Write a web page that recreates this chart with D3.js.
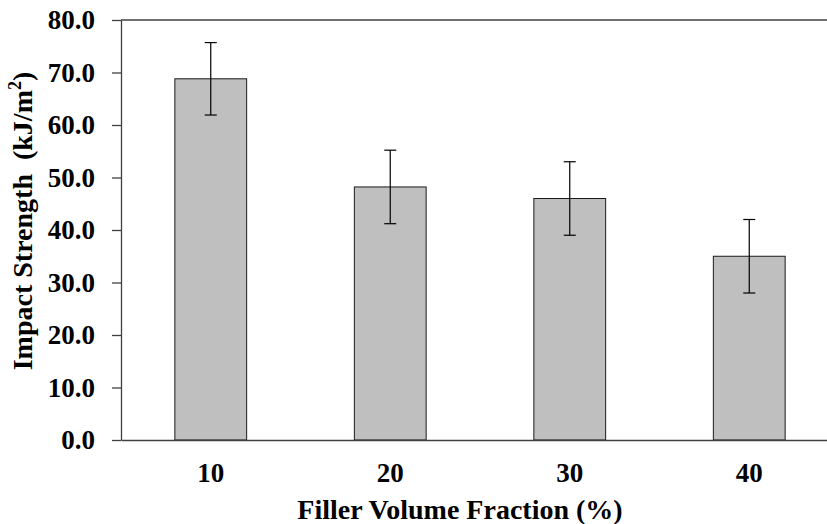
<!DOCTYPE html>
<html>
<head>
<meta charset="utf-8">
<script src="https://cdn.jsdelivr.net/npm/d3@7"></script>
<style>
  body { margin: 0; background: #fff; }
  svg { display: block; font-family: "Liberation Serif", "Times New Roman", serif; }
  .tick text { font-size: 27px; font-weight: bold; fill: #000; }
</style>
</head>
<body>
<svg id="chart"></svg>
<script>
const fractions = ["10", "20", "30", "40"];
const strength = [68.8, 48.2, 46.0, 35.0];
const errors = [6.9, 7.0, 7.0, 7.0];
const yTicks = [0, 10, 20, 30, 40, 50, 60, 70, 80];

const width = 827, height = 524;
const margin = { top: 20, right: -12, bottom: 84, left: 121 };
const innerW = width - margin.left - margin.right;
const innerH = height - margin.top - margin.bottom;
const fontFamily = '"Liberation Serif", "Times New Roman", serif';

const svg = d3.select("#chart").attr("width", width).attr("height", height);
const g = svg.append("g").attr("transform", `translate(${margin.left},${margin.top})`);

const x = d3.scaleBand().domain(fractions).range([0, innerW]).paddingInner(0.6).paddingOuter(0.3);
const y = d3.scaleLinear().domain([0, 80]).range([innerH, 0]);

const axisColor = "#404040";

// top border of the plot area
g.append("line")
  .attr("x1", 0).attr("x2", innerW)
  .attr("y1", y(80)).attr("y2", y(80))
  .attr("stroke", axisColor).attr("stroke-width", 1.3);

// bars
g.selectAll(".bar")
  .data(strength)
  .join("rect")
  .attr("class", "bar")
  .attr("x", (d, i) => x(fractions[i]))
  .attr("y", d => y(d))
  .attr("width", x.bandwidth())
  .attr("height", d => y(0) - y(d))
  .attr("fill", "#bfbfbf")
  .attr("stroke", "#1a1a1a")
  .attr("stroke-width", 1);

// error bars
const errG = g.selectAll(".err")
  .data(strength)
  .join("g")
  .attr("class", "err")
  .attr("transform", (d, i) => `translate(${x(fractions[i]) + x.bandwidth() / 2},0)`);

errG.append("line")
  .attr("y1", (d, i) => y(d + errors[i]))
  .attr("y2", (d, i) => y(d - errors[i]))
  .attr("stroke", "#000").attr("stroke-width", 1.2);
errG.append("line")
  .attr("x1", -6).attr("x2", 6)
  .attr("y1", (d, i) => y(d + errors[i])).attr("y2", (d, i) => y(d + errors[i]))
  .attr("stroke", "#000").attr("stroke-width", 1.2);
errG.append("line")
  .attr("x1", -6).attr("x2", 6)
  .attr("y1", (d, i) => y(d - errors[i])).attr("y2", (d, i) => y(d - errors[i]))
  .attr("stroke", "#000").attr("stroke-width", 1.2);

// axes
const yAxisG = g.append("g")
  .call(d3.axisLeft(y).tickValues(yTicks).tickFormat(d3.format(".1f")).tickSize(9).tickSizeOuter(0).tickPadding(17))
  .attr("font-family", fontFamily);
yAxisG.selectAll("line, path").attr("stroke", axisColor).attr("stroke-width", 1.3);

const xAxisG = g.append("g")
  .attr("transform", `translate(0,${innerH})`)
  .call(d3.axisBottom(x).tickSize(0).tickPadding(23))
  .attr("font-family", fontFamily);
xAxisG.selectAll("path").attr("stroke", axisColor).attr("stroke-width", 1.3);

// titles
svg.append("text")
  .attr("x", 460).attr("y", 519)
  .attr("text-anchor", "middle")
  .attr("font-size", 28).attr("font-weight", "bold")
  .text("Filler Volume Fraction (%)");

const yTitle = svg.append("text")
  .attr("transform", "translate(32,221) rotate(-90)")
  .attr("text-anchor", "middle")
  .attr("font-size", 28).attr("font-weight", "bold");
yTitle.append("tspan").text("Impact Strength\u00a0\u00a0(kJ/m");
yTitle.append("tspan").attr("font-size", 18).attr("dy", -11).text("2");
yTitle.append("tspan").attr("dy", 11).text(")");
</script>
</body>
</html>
━━━━━━━━
- _PROBLEM DETAILS_: Your task is to restate word for word the lines from the top of the data to the line containing "60, 70, 80];", both ends included, with every picture left out.

- _FULL ANSWER_:
Write a web page that recreates this chart with D3.js.
<!DOCTYPE html>
<html>
<head>
<meta charset="utf-8">
<script src="https://cdn.jsdelivr.net/npm/d3@7"></script>
<style>
  body { margin: 0; background: #fff; }
  svg { display: block; font-family: "Liberation Serif", "Times New Roman", serif; }
  .tick text { font-size: 27px; font-weight: bold; fill: #000; }
</style>
</head>
<body>
<svg id="chart"></svg>
<script>
const fractions = ["10", "20", "30", "40"];
const strength = [68.8, 48.2, 46.0, 35.0];
const errors = [6.9, 7.0, 7.0, 7.0];
const yTicks = [0, 10, 20, 30, 40, 50, 60, 70, 80];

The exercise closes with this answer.